In the opening moments of "Playing for Change: Peace Through Music," co-director and Grammy-award winning producer/engineer Mark Johnson discovers an absoluItely marvelous street musician doing a heartfelt, unforgettable cover of Ben E. King's "Stand by Me."
Over the next year, Johnson would travel the world creating a musical patchwork of sounds sewn together by their common humanity, musical gifts and desire for peace.
"Playing for Change" was born.
It is in these opening moments that "Playing for Change: Peace Through Music" is most enchanting and unforgettable.

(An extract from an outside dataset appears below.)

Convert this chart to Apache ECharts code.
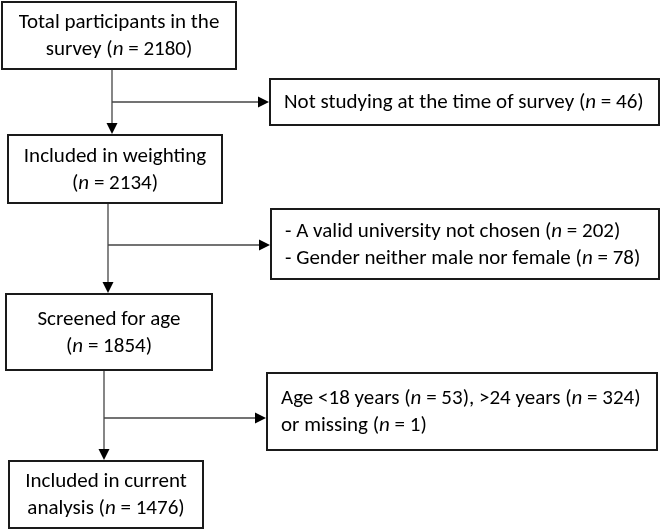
<!DOCTYPE html>
<html>
<head>
<meta charset="utf-8">
<script src="https://cdn.jsdelivr.net/npm/echarts@6/dist/echarts.min.js"></script>
<style>html,body{margin:0;padding:0;background:#fff;}#c{width:661px;height:529px;}</style>
</head>
<body>
<div id="c"></div>
<script>
// ---- data ----
const mainStageLines = [
  ['Total participants in the', 'survey'],
  ['Included in weighting', ''],
  ['Screened for age', ''],
  ['Included in current', 'analysis']
];
const mainCounts = [2180, 2134, 1854, 1476];
const exclusionReasons = [
  ['Not studying at the time of survey'],
  ['- A valid university not chosen', '- Gender neither male nor female'],
  ['Age <18 years', '>24 years', 'or missing']
];
const exclusionCounts = [[46], [202, 78], [53, 324, 1]];

// ---- layout (positions / sizes, not data) ----
const W = 661, H = 529;
const mainBoxes = [
  {x: 2, y: 2, w: 234, h: 67},
  {x: 8, y: 135, w: 214, h: 68},
  {x: 6, y: 294, w: 206, h: 76},
  {x: 9, y: 461, w: 194, h: 67}
];
const sideBoxes = [
  {x: 270, y: 79, w: 389, h: 46},
  {x: 271, y: 209, w: 388, h: 70},
  {x: 267, y: 373, w: 390, h: 77}
];
const exclusionLineGroups = [[[0]], [[0], [1]], [[0, 1], [2]]];
const trunkX = [112, 108, 104];
const branchY = [102, 245, 418];

const FONT = 'Carlito, Lato, "Open Sans", sans-serif';
const FS = 21, LH = 27;
const rich = {
  r: {fontFamily: FONT, fontSize: FS, lineHeight: LH, fill: '#000'},
  i: {fontFamily: FONT, fontSize: FS, lineHeight: LH, fill: '#000', fontStyle: 'italic'}
};
function nPart(prefix, count) {
  return `{r|${prefix}(}{i|n}{r| = ${count})}`;
}
function mainText(i) {
  const [l1, l2] = mainStageLines[i];
  return `{r|${l1}}\n` + nPart(l2 ? l2 + ' ' : '', mainCounts[i]);
}
function sideText(i) {
  return exclusionLineGroups[i].map(group =>
    group.map(k => nPart(exclusionReasons[i][k] + ' ', exclusionCounts[i][k])).join('{r|, }')
  ).join('\n');
}

const chart = echarts.init(document.getElementById('c'), null, {renderer: 'canvas'});

function boxRender(kind) {
  return function (params, api) {
    const i = api.value(0);
    const b = kind === 'main' ? mainBoxes[i] : sideBoxes[i];
    const p0 = api.coord([b.x, b.y]);
    const p1 = api.coord([b.x + b.w, b.y + b.h]);
    const x = p0[0], y = p0[1], w = p1[0] - p0[0], h = p1[1] - p0[1];
    const isMain = kind === 'main';
    return {
      type: 'group',
      children: [
        {type: 'rect', shape: {x, y, width: w, height: h},
         style: {fill: '#fff', stroke: '#1a1a1a', lineWidth: 2}},
        {type: 'text',
         style: {
           text: isMain ? mainText(i) : sideText(i),
           rich: rich,
           x: isMain ? x + w / 2 : x + 14,
           y: y + h / 2 + 1,
           align: isMain ? 'center' : 'left',
           verticalAlign: 'middle',
           fontFamily: FONT, fontSize: FS, lineHeight: LH, fill: '#000'
         }}
      ]
    };
  };
}

function connRender(params, api) {
  const i = api.value(0);
  const top = mainBoxes[i], bot = mainBoxes[i + 1], side = sideBoxes[i];
  const tx = trunkX[i], by = branchY[i];
  const a = api.coord([tx, top.y + top.h]);
  const b = api.coord([tx, bot.y - 1]);
  const c = api.coord([tx, by]);
  const d = api.coord([side.x - 1, by]);
  const lineStyle = {stroke: '#444', lineWidth: 1.3};
  const AL = 11, AW = 5.5;
  return {
    type: 'group',
    children: [
      {type: 'line', shape: {x1: a[0], y1: a[1], x2: b[0], y2: b[1] - AL + 1}, style: lineStyle},
      {type: 'polygon', shape: {points: [[b[0], b[1]], [b[0] - AW, b[1] - AL], [b[0] + AW, b[1] - AL]]},
       style: {fill: '#000'}},
      {type: 'line', shape: {x1: c[0], y1: c[1], x2: d[0] - AL + 1, y2: d[1]}, style: lineStyle},
      {type: 'polygon', shape: {points: [[d[0], d[1]], [d[0] - AL, d[1] - AW], [d[0] - AL, d[1] + AW]]},
       style: {fill: '#000'}}
    ]
  };
}

chart.setOption({
  animation: false,
  backgroundColor: '#fff',
  grid: {left: 0, right: 0, top: 0, bottom: 0},
  xAxis: {type: 'value', min: 0, max: W, show: false},
  yAxis: {type: 'value', min: 0, max: H, inverse: true, show: false},
  series: [
    {type: 'custom', silent: true, renderItem: connRender, data: [[0], [1], [2]], z: 1},
    {type: 'custom', silent: true, renderItem: boxRender('main'), data: mainCounts.map((_, i) => [i]), z: 2},
    {type: 'custom', silent: true, renderItem: boxRender('side'), data: exclusionCounts.map((_, i) => [i]), z: 2}
  ]
});
</script>
</body>
</html>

In between this opening and an equally memorable closing number, "Playing for Change: Peace Through Music" is more like a musical journey around the world than it is a film that addresses the effecting of change through music. Over 30 artists, from New Orleans to Russia to South Africa and beyond, participated in "Playing for Change." The result is a delightful, entertaining and soulful journey through world music at its most grassroots and finest.
While it's practically undeniable that unity is an integral component of creating peace, I couldn't quite escape the feeling that "Playing for Change" was a tad misdirected and mislabeled. "Playing for Change" isn't so much, at least as presented, about change or peace as it is the inherent unity of the global community and how music empowers that connection. Perhaps "peace" has simply become too politicized a word, but "Playing for Change" seemed to be more effective in bringing to life our universal bond than it was in displaying the power of music to change or manifest peace.
The "Playing for Change" project has become the Playing for Change Foundation, and arts centers have been created around the world as a result, a resulting change that I wish could have been more captured in the film itself.